** BEGIN MATERIAL PROVIDED **
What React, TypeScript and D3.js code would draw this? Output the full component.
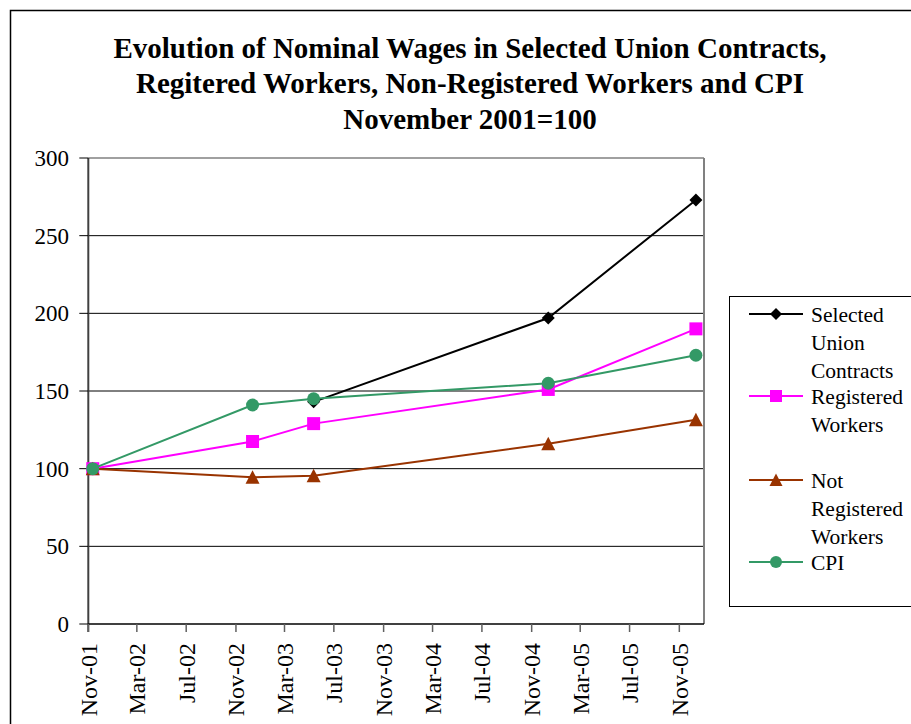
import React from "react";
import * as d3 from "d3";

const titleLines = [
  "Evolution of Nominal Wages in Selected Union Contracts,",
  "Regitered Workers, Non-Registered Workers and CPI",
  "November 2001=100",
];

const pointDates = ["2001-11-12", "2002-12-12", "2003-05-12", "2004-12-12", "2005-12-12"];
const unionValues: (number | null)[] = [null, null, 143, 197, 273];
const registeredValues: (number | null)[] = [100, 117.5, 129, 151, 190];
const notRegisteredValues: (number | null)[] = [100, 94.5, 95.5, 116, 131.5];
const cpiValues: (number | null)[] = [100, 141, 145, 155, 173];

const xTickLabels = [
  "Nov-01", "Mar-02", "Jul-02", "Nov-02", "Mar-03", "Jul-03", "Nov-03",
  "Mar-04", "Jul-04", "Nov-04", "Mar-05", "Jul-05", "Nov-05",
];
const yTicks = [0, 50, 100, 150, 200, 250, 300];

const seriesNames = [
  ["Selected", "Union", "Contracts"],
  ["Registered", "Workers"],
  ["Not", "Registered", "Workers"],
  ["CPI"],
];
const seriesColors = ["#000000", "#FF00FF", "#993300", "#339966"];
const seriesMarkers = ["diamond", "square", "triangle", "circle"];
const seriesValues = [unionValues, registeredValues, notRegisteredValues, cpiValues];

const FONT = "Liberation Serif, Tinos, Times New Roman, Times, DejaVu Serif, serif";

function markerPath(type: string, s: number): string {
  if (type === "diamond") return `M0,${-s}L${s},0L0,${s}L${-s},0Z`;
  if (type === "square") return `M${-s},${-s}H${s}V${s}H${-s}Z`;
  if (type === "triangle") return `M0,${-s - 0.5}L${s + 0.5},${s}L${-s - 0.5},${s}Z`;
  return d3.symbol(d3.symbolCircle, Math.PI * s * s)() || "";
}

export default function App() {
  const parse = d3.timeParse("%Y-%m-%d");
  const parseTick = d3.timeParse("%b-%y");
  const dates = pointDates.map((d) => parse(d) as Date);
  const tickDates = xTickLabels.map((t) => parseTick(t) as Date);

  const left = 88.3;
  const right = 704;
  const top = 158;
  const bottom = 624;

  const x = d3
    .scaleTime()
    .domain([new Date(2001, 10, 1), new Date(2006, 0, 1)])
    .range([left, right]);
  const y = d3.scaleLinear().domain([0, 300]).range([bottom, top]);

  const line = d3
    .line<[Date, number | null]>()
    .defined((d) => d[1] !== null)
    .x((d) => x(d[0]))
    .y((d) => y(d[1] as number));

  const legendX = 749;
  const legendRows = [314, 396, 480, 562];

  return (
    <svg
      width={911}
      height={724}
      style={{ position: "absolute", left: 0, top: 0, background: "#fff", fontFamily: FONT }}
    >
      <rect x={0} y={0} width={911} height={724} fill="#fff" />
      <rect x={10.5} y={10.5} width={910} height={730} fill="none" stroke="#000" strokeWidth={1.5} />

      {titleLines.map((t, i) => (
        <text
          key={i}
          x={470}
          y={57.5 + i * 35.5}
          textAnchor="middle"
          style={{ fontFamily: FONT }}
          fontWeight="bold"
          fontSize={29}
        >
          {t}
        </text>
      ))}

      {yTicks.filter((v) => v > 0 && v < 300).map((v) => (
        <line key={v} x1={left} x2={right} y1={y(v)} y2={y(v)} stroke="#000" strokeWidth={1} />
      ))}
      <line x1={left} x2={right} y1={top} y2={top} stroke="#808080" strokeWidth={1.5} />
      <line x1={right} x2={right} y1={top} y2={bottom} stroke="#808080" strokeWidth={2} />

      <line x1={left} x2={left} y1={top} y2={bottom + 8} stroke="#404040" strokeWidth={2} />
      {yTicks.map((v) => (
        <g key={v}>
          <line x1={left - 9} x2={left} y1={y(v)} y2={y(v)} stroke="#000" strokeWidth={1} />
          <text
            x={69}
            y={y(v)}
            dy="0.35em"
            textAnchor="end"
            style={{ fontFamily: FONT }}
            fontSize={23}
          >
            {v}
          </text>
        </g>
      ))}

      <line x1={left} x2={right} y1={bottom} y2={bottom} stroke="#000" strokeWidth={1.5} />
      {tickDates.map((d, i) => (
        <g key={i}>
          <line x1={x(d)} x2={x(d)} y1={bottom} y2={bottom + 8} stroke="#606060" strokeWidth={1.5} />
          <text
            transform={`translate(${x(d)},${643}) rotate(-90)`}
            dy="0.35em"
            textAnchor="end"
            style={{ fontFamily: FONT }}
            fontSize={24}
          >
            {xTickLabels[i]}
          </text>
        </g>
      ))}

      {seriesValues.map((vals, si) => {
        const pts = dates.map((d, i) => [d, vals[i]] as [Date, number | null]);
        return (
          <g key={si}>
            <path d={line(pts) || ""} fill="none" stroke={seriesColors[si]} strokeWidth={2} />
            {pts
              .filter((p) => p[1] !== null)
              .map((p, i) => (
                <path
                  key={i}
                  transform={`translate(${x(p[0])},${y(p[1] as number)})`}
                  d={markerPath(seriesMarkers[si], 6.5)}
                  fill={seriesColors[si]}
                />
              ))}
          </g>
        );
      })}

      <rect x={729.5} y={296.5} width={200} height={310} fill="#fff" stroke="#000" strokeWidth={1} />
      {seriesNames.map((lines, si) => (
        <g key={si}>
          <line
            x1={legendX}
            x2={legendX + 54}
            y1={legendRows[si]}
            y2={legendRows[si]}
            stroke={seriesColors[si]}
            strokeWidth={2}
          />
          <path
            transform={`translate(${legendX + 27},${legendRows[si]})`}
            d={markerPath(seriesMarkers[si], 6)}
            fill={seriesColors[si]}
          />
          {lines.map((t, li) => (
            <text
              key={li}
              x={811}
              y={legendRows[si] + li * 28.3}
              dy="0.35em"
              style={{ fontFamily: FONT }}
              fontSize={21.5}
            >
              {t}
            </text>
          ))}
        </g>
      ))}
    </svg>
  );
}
** END MATERIAL PROVIDED **
**EXERCISE PROMPT:** Write out each line of the data exactly; the images should be left out.

**SOLUTION FOR THIS TASK:**
What React, TypeScript and D3.js code would draw this? Output the full component.
import React from "react";
import * as d3 from "d3";

const titleLines = [
  "Evolution of Nominal Wages in Selected Union Contracts,",
  "Regitered Workers, Non-Registered Workers and CPI",
  "November 2001=100",
];

const pointDates = ["2001-11-12", "2002-12-12", "2003-05-12", "2004-12-12", "2005-12-12"];
const unionValues: (number | null)[] = [null, null, 143, 197, 273];
const registeredValues: (number | null)[] = [100, 117.5, 129, 151, 190];
const notRegisteredValues: (number | null)[] = [100, 94.5, 95.5, 116, 131.5];
const cpiValues: (number | null)[] = [100, 141, 145, 155, 173];

const xTickLabels = [
  "Nov-01", "Mar-02", "Jul-02", "Nov-02", "Mar-03", "Jul-03", "Nov-03",
  "Mar-04", "Jul-04", "Nov-04", "Mar-05", "Jul-05", "Nov-05",
];
const yTicks = [0, 50, 100, 150, 200, 250, 300];

const seriesNames = [
  ["Selected", "Union", "Contracts"],
  ["Registered", "Workers"],
  ["Not", "Registered", "Workers"],
  ["CPI"],
];
const seriesColors = ["#000000", "#FF00FF", "#993300", "#339966"];
const seriesMarkers = ["diamond", "square", "triangle", "circle"];
const seriesValues = [unionValues, registeredValues, notRegisteredValues, cpiValues];

const FONT = "Liberation Serif, Tinos, Times New Roman, Times, DejaVu Serif, serif";

function markerPath(type: string, s: number): string {
  if (type === "diamond") return `M0,${-s}L${s},0L0,${s}L${-s},0Z`;
  if (type === "square") return `M${-s},${-s}H${s}V${s}H${-s}Z`;
  if (type === "triangle") return `M0,${-s - 0.5}L${s + 0.5},${s}L${-s - 0.5},${s}Z`;
  return d3.symbol(d3.symbolCircle, Math.PI * s * s)() || "";
}

export default function App() {
  const parse = d3.timeParse("%Y-%m-%d");
  const parseTick = d3.timeParse("%b-%y");
  const dates = pointDates.map((d) => parse(d) as Date);
  const tickDates = xTickLabels.map((t) => parseTick(t) as Date);

  const left = 88.3;
  const right = 704;
  const top = 158;
  const bottom = 624;

  const x = d3
    .scaleTime()
    .domain([new Date(2001, 10, 1), new Date(2006, 0, 1)])
    .range([left, right]);
  const y = d3.scaleLinear().domain([0, 300]).range([bottom, top]);

  const line = d3
    .line<[Date, number | null]>()
    .defined((d) => d[1] !== null)
    .x((d) => x(d[0]))
    .y((d) => y(d[1] as number));

  const legendX = 749;
  const legendRows = [314, 396, 480, 562];

  return (
    <svg
      width={911}
      height={724}
      style={{ position: "absolute", left: 0, top: 0, background: "#fff", fontFamily: FONT }}
    >
      <rect x={0} y={0} width={911} height={724} fill="#fff" />
      <rect x={10.5} y={10.5} width={910} height={730} fill="none" stroke="#000" strokeWidth={1.5} />

      {titleLines.map((t, i) => (
        <text
          key={i}
          x={470}
          y={57.5 + i * 35.5}
          textAnchor="middle"
          style={{ fontFamily: FONT }}
          fontWeight="bold"
          fontSize={29}
        >
          {t}
        </text>
      ))}

      {yTicks.filter((v) => v > 0 && v < 300).map((v) => (
        <line key={v} x1={left} x2={right} y1={y(v)} y2={y(v)} stroke="#000" strokeWidth={1} />
      ))}
      <line x1={left} x2={right} y1={top} y2={top} stroke="#808080" strokeWidth={1.5} />
      <line x1={right} x2={right} y1={top} y2={bottom} stroke="#808080" strokeWidth={2} />

      <line x1={left} x2={left} y1={top} y2={bottom + 8} stroke="#404040" strokeWidth={2} />
      {yTicks.map((v) => (
        <g key={v}>
          <line x1={left - 9} x2={left} y1={y(v)} y2={y(v)} stroke="#000" strokeWidth={1} />
          <text
            x={69}
            y={y(v)}
            dy="0.35em"
            textAnchor="end"
            style={{ fontFamily: FONT }}
            fontSize={23}
          >
            {v}
          </text>
        </g>
      ))}

      <line x1={left} x2={right} y1={bottom} y2={bottom} stroke="#000" strokeWidth={1.5} />
      {tickDates.map((d, i) => (
        <g key={i}>
          <line x1={x(d)} x2={x(d)} y1={bottom} y2={bottom + 8} stroke="#606060" strokeWidth={1.5} />
          <text
            transform={`translate(${x(d)},${643}) rotate(-90)`}
            dy="0.35em"
            textAnchor="end"
            style={{ fontFamily: FONT }}
            fontSize={24}
          >
            {xTickLabels[i]}
          </text>
        </g>
      ))}

      {seriesValues.map((vals, si) => {
        const pts = dates.map((d, i) => [d, vals[i]] as [Date, number | null]);
        return (
          <g key={si}>
            <path d={line(pts) || ""} fill="none" stroke={seriesColors[si]} strokeWidth={2} />
            {pts
              .filter((p) => p[1] !== null)
              .map((p, i) => (
                <path
                  key={i}
                  transform={`translate(${x(p[0])},${y(p[1] as number)})`}
                  d={markerPath(seriesMarkers[si], 6.5)}
                  fill={seriesColors[si]}
                />
              ))}
          </g>
        );
      })}

      <rect x={729.5} y={296.5} width={200} height={310} fill="#fff" stroke="#000" strokeWidth={1} />
      {seriesNames.map((lines, si) => (
        <g key={si}>
          <line
            x1={legendX}
            x2={legendX + 54}
            y1={legendRows[si]}
            y2={legendRows[si]}
            stroke={seriesColors[si]}
            strokeWidth={2}
          />
          <path
            transform={`translate(${legendX + 27},${legendRows[si]})`}
            d={markerPath(seriesMarkers[si], 6)}
            fill={seriesColors[si]}
          />
          {lines.map((t, li) => (
            <text
              key={li}
              x={811}
              y={legendRows[si] + li * 28.3}
              dy="0.35em"
              style={{ fontFamily: FONT }}
              fontSize={21.5}
            >
              {t}
            </text>
          ))}
        </g>
      ))}
    </svg>
  );
}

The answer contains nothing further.